The museum will have generous temporary exhibition spaces, an auditorium and an education and research centre, as well as a permanent exhibition on the development of the modern city of Cairo. It will act as a venue for a variety of events, including film screenings, conferences, lectures and cultural activities, and will target broad local, national and international audiences.
The visitor will be able to identify detailed aspects of the Egyptian civilisation in ages past, and the great transformation that occurred with the shift from hunting to a settled life of agriculture on the banks of the Nile.

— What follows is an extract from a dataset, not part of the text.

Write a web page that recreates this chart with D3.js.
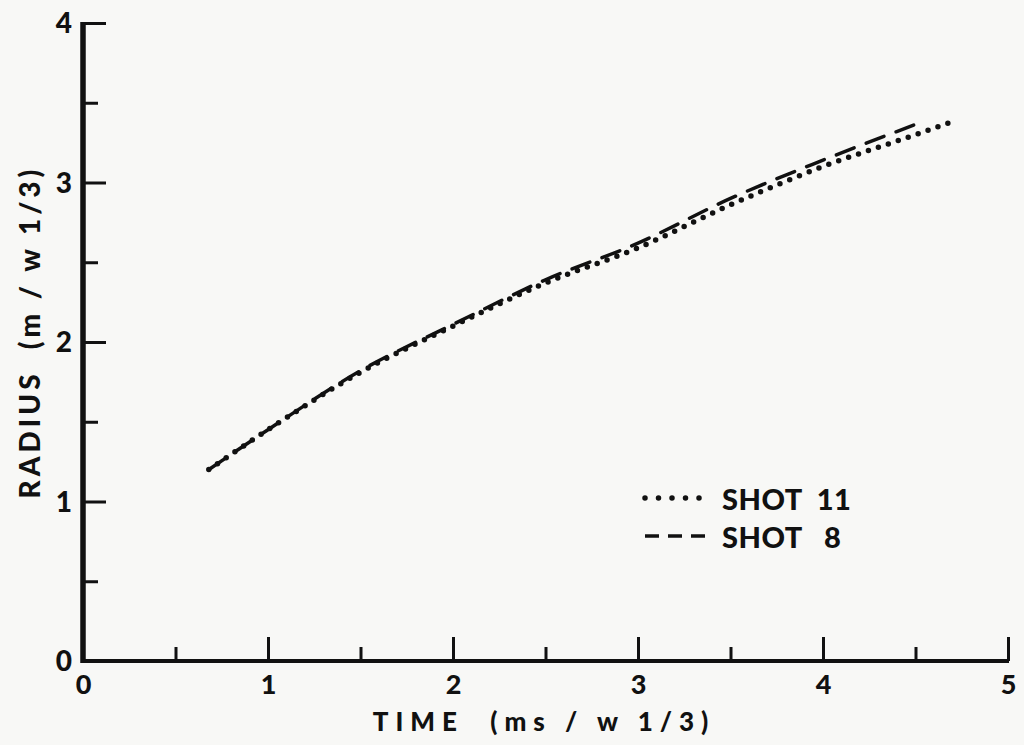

This led to stability and an administrative development that finally led to a central government.
Some of the displays show how the River Nile has been the backbone of Egypt’s civilisation and its stability; Egyptians exploited it for agriculture, fishing and transportation, and founded their great civilisation on its banks.
The exhibition also highlights the most important social customs such as festivals and events, as well as the education, judiciary and taxation systems, and the army, the police and other Egyptian institutions throughout the ages. It also features the customs and folk art of Egypt from earliest times, and presents and analyses Egyptian spiritual beliefs.
Throughout all subsequent stages of the displays, the fact that Egypt was always a pioneer in upholding moral values, philosophical ideas and artistic as well as civil achievements is well maintained.
The NMEC’s location on the site of Fustat in Old Cairo, overlooking Lake Ain al-Sira, is especially auspicious. It is geographically connected to one of the various civilisations in the history of Egypt. The two civilisations to the south, Maadi and Helwan, represent prehistory; the Pyramids in the west showcase the Pharaonic civilisation; the Babylon fort to the east embodies the Roman civilisation in Egypt, the adjacent churches of Old Cairo remind of Coptic Egypt; and the Citadel represents Islamic Egypt.